I mentioned the building was vacant — but I meant vacant in the sense of not having a tenant; not bringing in rent. The building was actually full — of stuff. Some of it historic; most of it probably very useful. All of which was a total loss, as the building was unsafe to enter for any of the stuff to be retrieved. It all got hauled away with the bricks and other rubble.
The owner had no insurance (building too old, etc.). So he has lost $100,000 or something. I imagine he’ll be able to write it off on his taxes, so it won’t be that bad for him financially.
Where I see his loss is social. He’s already incurred a lot of badwill over the years for keeping his buildings vacant and contributing to blight. And I have to wonder how much goodwill he might have built over the years by finding ways to get that building, and its contents, into circulation in the community. We’ll never know now, but I expect he could have built a significant amount of social capital — and probably made some money too!

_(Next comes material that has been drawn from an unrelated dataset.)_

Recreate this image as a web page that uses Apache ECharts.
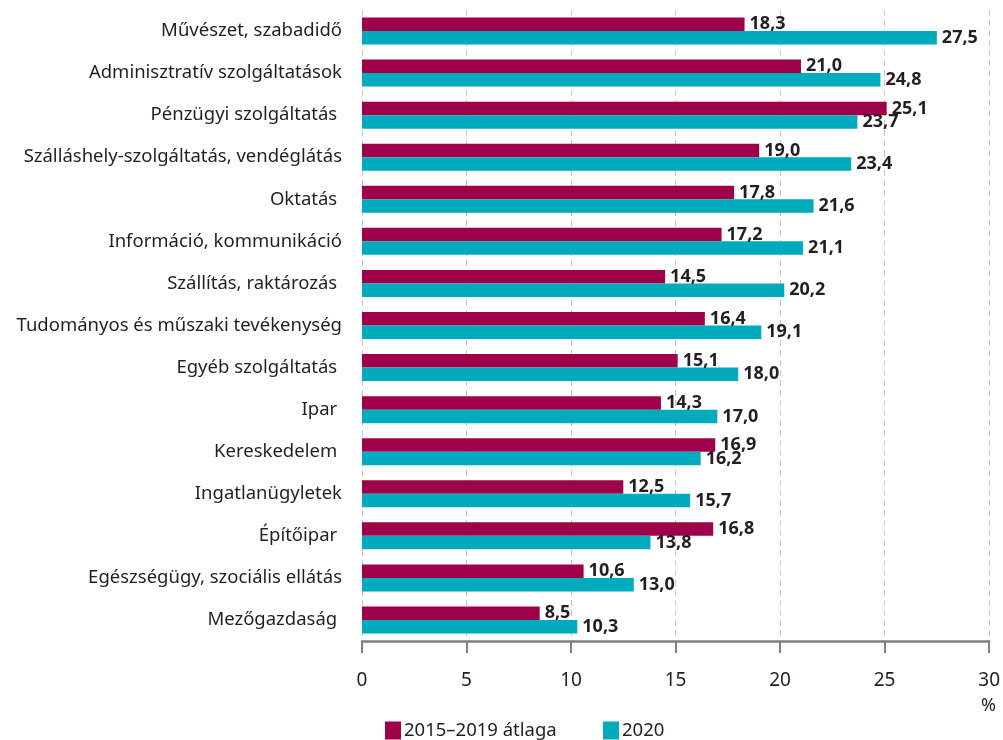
<!DOCTYPE html>
<html>
<head>
<meta charset="utf-8">
<script src="https://cdn.jsdelivr.net/npm/echarts@6/dist/echarts.min.js"></script>
<style>
  html, body { margin: 0; padding: 0; background: #fff; }
  #chart { width: 1003px; height: 740px; }
</style>
</head>
<body>
<div id="chart"></div>
<script>
var categories = [
  "Művészet, szabadidő",
  "Adminisztratív szolgáltatások",
  "Pénzügyi szolgáltatás ",
  "Szálláshely-szolgáltatás, vendéglátás",
  "Oktatás ",
  "Információ, kommunikáció",
  "Szállítás, raktározás ",
  "Tudományos és műszaki tevékenység",
  "Egyéb szolgáltatás ",
  "Ipar ",
  "Kereskedelem ",
  "Ingatlanügyletek",
  "Építőipar ",
  "Egészségügy, szociális ellátás",
  "Mezőgazdaság "
];
var avg2015_2019 = [18.3, 21.0, 25.1, 19.0, 17.8, 17.2, 14.5, 16.4, 15.1, 14.3, 16.9, 12.5, 16.8, 10.6, 8.5];
var year2020 = [27.5, 24.8, 23.7, 23.4, 21.6, 21.1, 20.2, 19.1, 18.0, 17.0, 16.2, 15.7, 13.8, 13.0, 10.3];
var seriesNames = ["2015–2019 átlaga", "2020"];

var font = "Noto Sans";

function fmt(p) {
  return p.value.toFixed(1).replace(".", ",");
}

window.onload = function () {
  var myChart = echarts.init(document.getElementById("chart"));
  var label = {
    show: true,
    position: "right",
    distance: 5,
    formatter: fmt,
    fontFamily: font,
    fontSize: 18,
    fontWeight: "bold",
    color: "#231f20"
  };
  var legendText = { fontFamily: font, fontSize: 18.5, color: "#231f20", padding: [0, 0, 0, -2] };
  myChart.setOption({
    animation: false,
    textStyle: { fontFamily: font },
    grid: { left: 362, right: 11, top: 10, bottom: 99, containLabel: false },
    legend: [{
      left: 380,
      top: 716,
      itemWidth: 16,
      itemHeight: 18,
      icon: "rect",
      textStyle: legendText,
      data: [seriesNames[0]]
    }, {
      left: 598,
      top: 716,
      itemWidth: 16,
      itemHeight: 18,
      icon: "rect",
      textStyle: legendText,
      data: [seriesNames[1]]
    }],
    xAxis: {
      type: "value",
      min: 0,
      max: 30,
      interval: 5,
      axisLine: { show: true, lineStyle: { color: "#808080", width: 2.5 } },
      axisTick: { show: true, length: 12, lineStyle: { color: "#808080", width: 2 } },
      axisLabel: { margin: 30, fontFamily: font, fontSize: 19, color: "#231f20" },
      splitLine: { show: true, lineStyle: { color: "#c8c8c8", type: [6, 4], width: 1 } }
    },
    yAxis: {
      type: "category",
      data: categories,
      inverse: true,
      axisLine: { show: false },
      axisTick: { show: false },
      axisLabel: { margin: 20, fontFamily: font, fontSize: 18.5, color: "#231f20" }
    },
    graphic: [{
      type: "text",
      left: 981,
      top: 697,
      style: { text: "%", fontFamily: font, fontSize: 18, fill: "#231f20" }
    }],
    series: [
      {
        name: seriesNames[0],
        type: "bar",
        data: avg2015_2019,
        barWidth: 13.5,
        barGap: "0%",
        itemStyle: { color: "#9e004a" },
        label: label
      },
      {
        name: seriesNames[1],
        type: "bar",
        data: year2020,
        barWidth: 13.5,
        barGap: "0%",
        itemStyle: { color: "#00abbd" },
        label: label
      }
    ]
  });
  window.addEventListener("resize", function () { myChart.resize(); }, false);
};
</script>
</body>
</html>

I’m a strong believer in the flow. In permaculture design we talk about “stocks” and “flows.” A “stock” is a stash; a stockpile; a bank account; a pantry with canned goods in readiness for hurricane season; goodwill built up in one’s community over time. A “flow” is just what it sounds like. It’s what comes into our lives, and what we put out into our communities and the world.
Stocks are perishable. Even stainless steel, even money — are perishable on some level. Flows, on the other hand, are constant, dynamic, and lead to more stocks and flows.

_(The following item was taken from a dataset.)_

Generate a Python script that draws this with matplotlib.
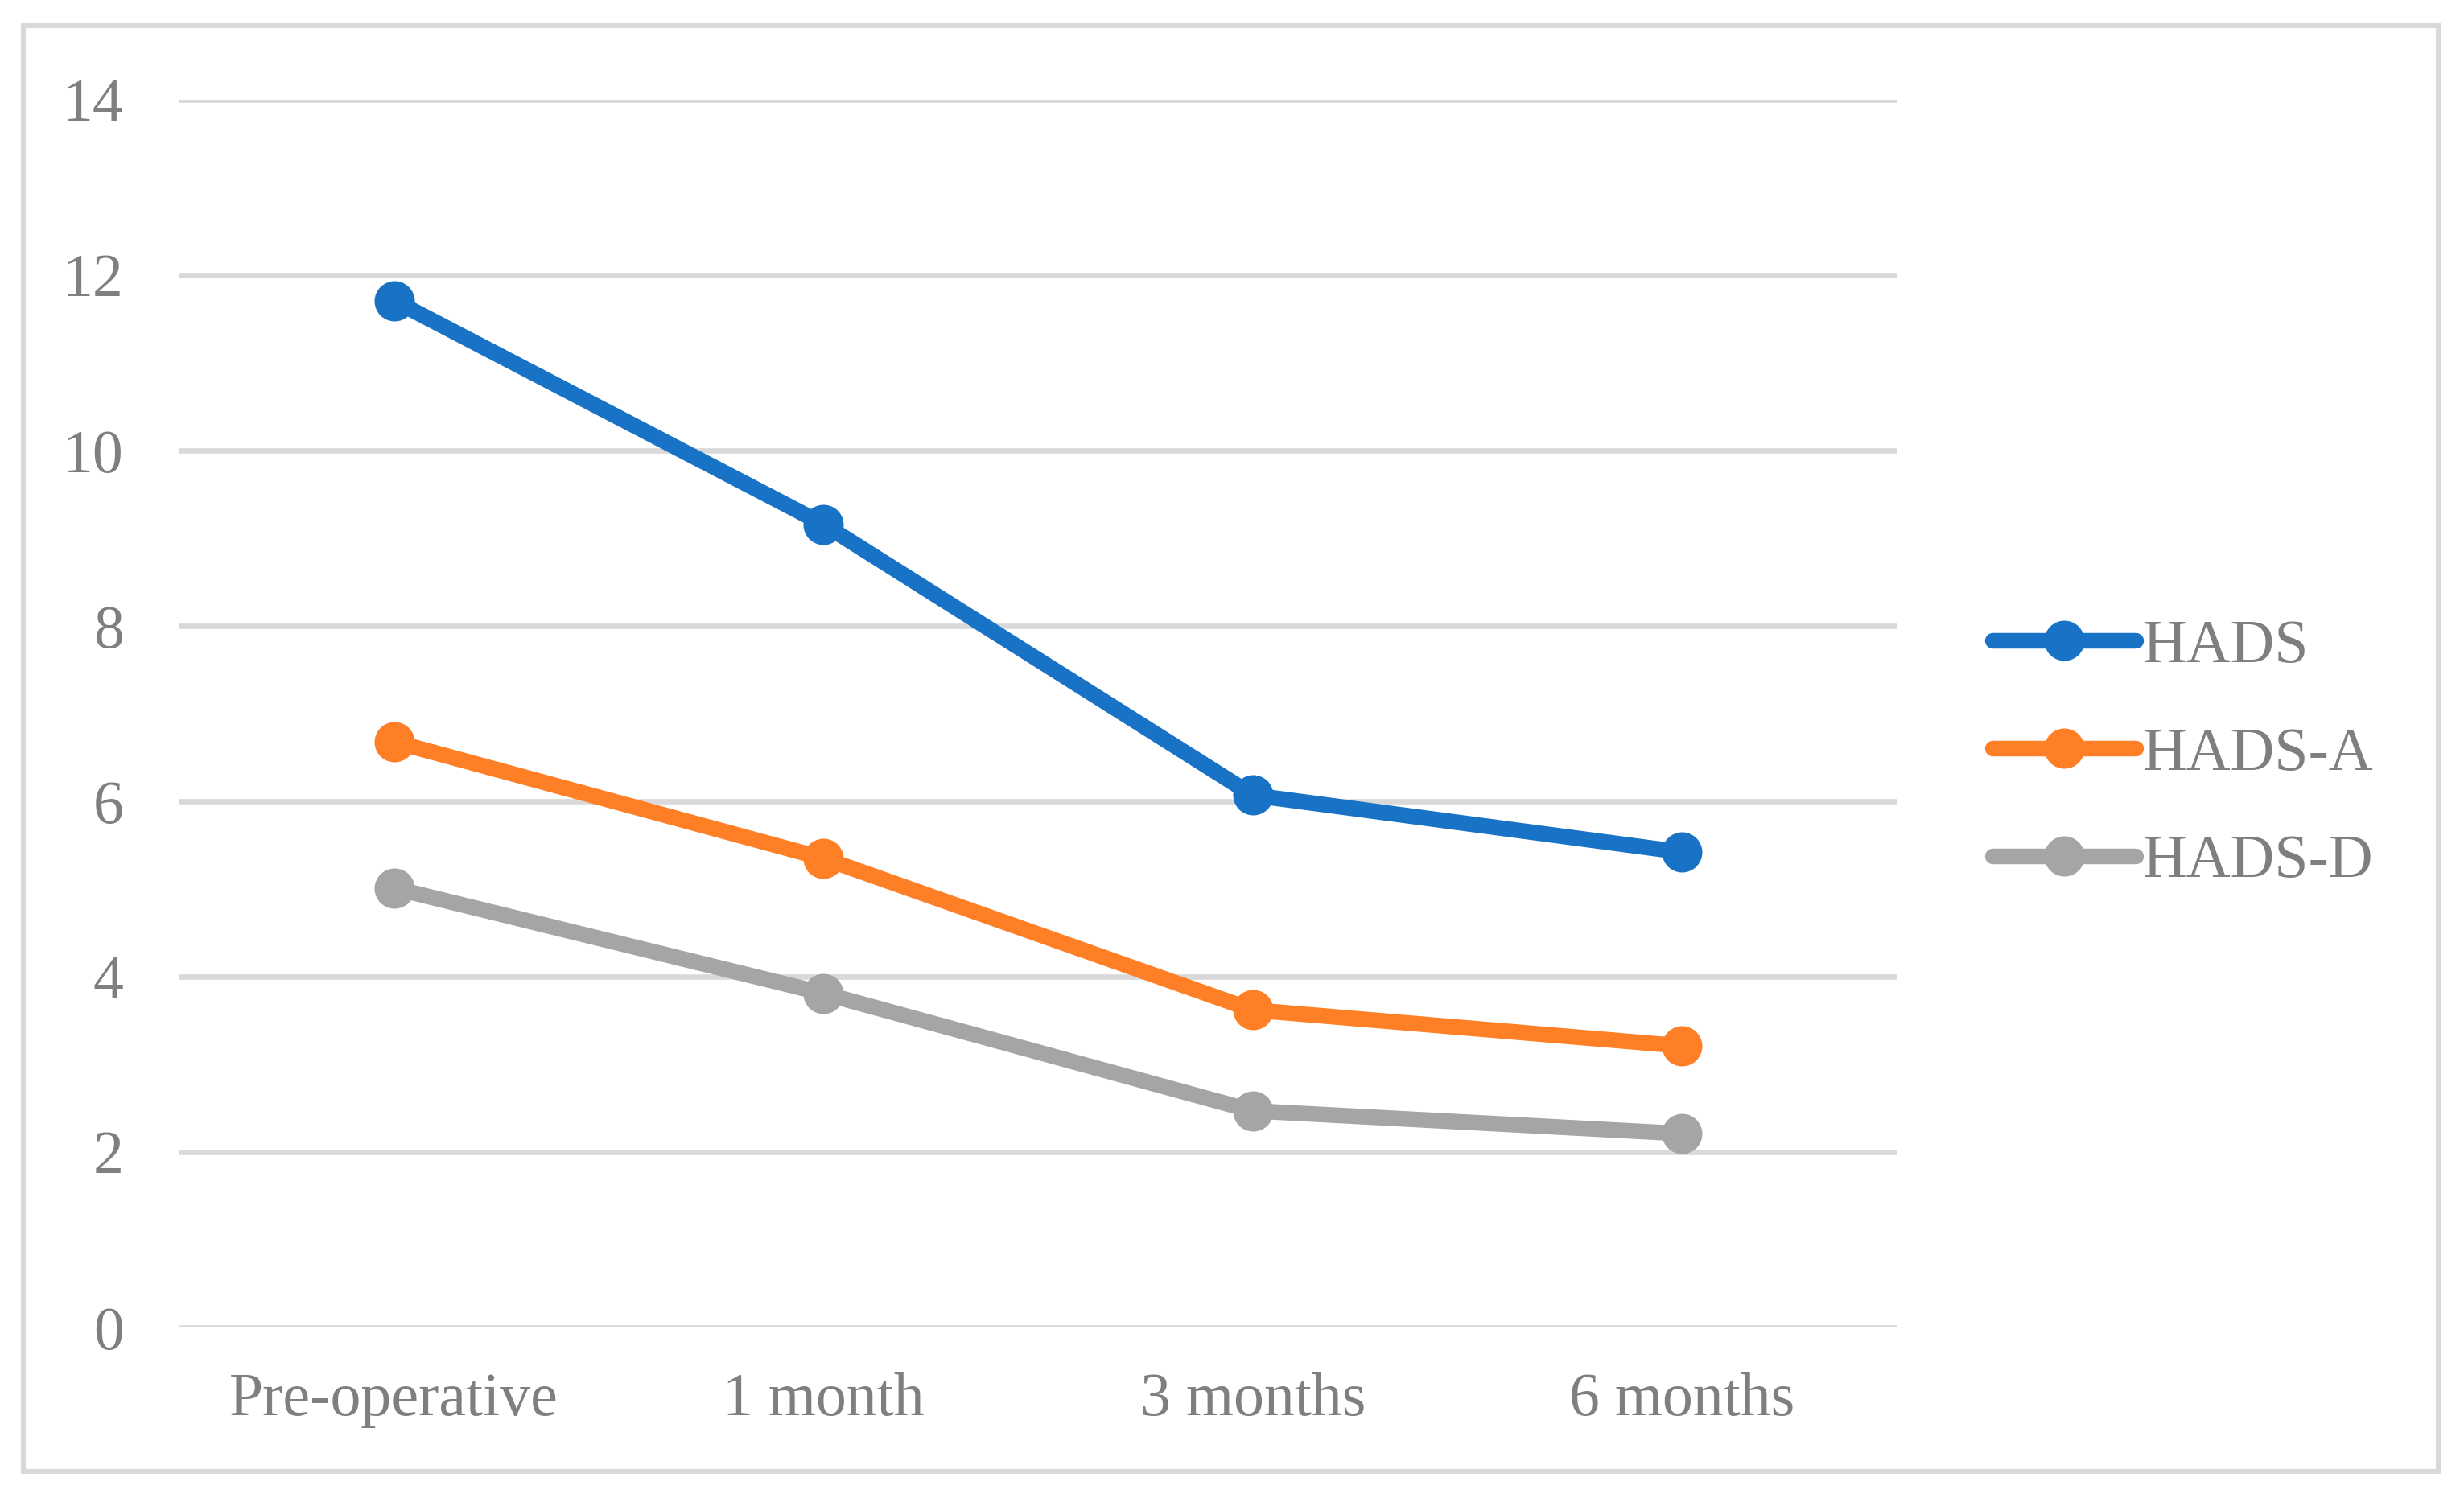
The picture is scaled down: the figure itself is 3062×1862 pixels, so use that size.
import matplotlib.pyplot as plt
from matplotlib.patches import Rectangle

categories = ["Pre-operative", "1 month", "3 months", "6 months"]
hads = [11.71, 9.16, 6.07, 5.42]
hads_a = [6.68, 5.35, 3.62, 3.21]
hads_d = [5.01, 3.81, 2.47, 2.21]
y_ticks = [0, 2, 4, 6, 8, 10, 12, 14]

series = [
    ("HADS", hads, "#1872C6"),
    ("HADS-A", hads_a, "#FF7F27"),
    ("HADS-D", hads_d, "#A5A5A5"),
]

W, H, DPI = 3062, 1862, 200
plt.rcParams["font.family"] = ["Liberation Serif", "DejaVu Serif"]
text_color = "#7F7F7F"
grid_color = "#D9D9D9"
fs = 27.3

fig = plt.figure(figsize=(W / DPI, H / DPI), dpi=DPI)
fig.patches.append(Rectangle((29 / W, 1 - 1829 / H), (3030 - 29) / W, (1829 - 32) / H,
                             transform=fig.transFigure, fill=False,
                             edgecolor=grid_color, linewidth=2.2))

ax = fig.add_axes([223 / W, 212 / H, (2357 - 223) / W, (1650 - 124) / H])
x = range(len(categories))
for name, vals, col in series:
    ax.plot(x, vals, color=col, linewidth=7, marker="o", markersize=17,
            label=name, solid_capstyle="round", solid_joinstyle="round", zorder=3)

ax.set_xlim(-0.5, len(categories) - 0.5)
ax.set_ylim(0, 14)
ax.set_yticks(y_ticks)
ax.set_xticks(list(x))
ax.set_xticklabels(categories)
for s in ax.spines.values():
    s.set_visible(False)
ax.yaxis.grid(True, color=grid_color, linewidth=2.4)
ax.set_axisbelow(True)
ax.tick_params(axis="both", length=0, labelsize=fs, labelcolor=text_color)
ax.tick_params(axis="y", pad=25)
ax.tick_params(axis="x", pad=20)

leg = fig.legend(loc="center left", bbox_to_anchor=(2476 / W, 1 - 938 / H),
                 frameon=False, fontsize=fs, handlelength=2.35, handletextpad=0.12,
                 labelspacing=0.85, borderpad=0, borderaxespad=0)
for t in leg.get_texts():
    t.set_color(text_color)

fig.savefig("out.png", dpi=DPI)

Stocks are good and prudent to have, within reason.
If I had to pick between stocks and flows, I’d have to pick flows. The reality is, though, we never have to pick. We always have both, and they feed each other. As long as we don’t try to keep things around in a frozen state, stocks and flows will always be there for us in a fertile and self-multiplying interplay.
Too large a stock of something sucks one’s attention; stops the flow of one’s energy and creativity.
It’s time for me to post those boxes of nice shiny metal flashing on NextDoor — or just walk over to my neighbor’s and see if he wants it. Sure, some future housemate/co-owner of my sweet seaside urban permaculture micro-homestead could turn out to be a metalworking genius who will make us a super-awesome Rocket Stove or TLUD stove. But we can cross that bridge when we come to it!